If you or your ad staff is writing off small, upscale places like this as only appropriate for low-revenue "top of mind awareness" campaigns, you're missing out on some major revenue and most likely hurting your advertisers, too (see Test: Is your local ad staff killing your newspapers...). When this account dropped out due to lack of response, Whitefish Pilot (MT) ad rep Brad Biuleu knew just what to do.
He used our Response Oriented Selling techniques to help accurately categorize this former advertiser as a high-potential account and proceeded to interview them, create a presentation, and then sell them a new, larger, more frequent, and more effective strategy.
The trick was then to communicate what people wanted in the headline--unique, handmade, and locally created. We then rounded out the concept in the sub-headline.
He knew that with their average sale of $2,500 they could sustain this ad each week (even with a bad response). And with a relatively limited market out there for fine handmade furniture (especially in this economy), he knew that the ad needed to be substantial to ensure enough people saw the ad so enough of them actually bought.
The strategy was simple--grab the attention of people who are in the market for artisan furniture with a clearly beautiful handmade piece of furniture. This sunburst bed was the perfect choice.
From that point on is was pretty easy. With the help of a rough sketch, created in our one-on-one target account sessions, Brad instructed our DesignYourAd overnight production team to create the new ad at the much larger size of 7 x 15 inches.
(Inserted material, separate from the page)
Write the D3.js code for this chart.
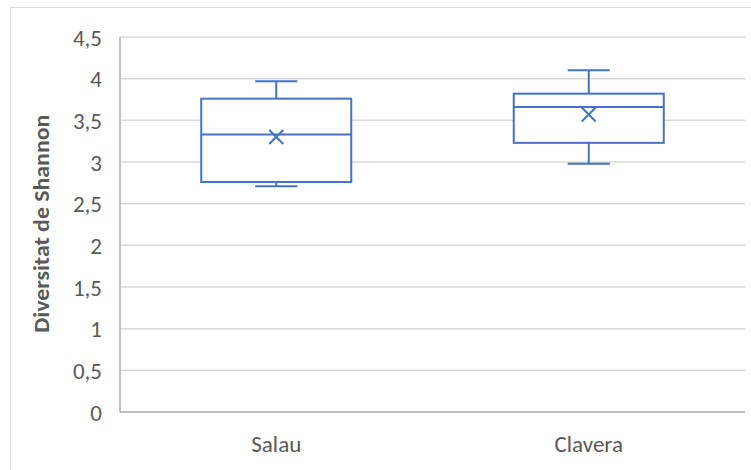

After drawing the new approach to direct response advertising out of the prospect (instead of just telling them what to do, which rarely works given its subjective nature), Brad went over the strategy and got them off and running with the new size, frequency, and ad strategy.
It's this, of course, that ends up enabling the account--before they run--to see the new ad is not a risk at all, and safe to throw some serious money at. It's this process that's the most direct path to eliminating those pesky objections like "I have no money", "it's a recession", "you're too expensive" and virtually any other one that comes up. Better yet, you're helping the advertiser succeed both in the short and the long term.
After all, if they don't succeed, the newspaper doesn't succeed. That's why we believe (and proven out by our clients as other posts in this blog show) that this is the fastest route to major revenue increases, and it actually has an immediate, significant impact on the business community.
So, don't let your advertisers pressure you into believing that small, frequent ads are the best path to success, even if it's what they desperately want to hear. With the right ad strategy, large and more frequent ads are many times the safer (and far more profitable) bet for all involved.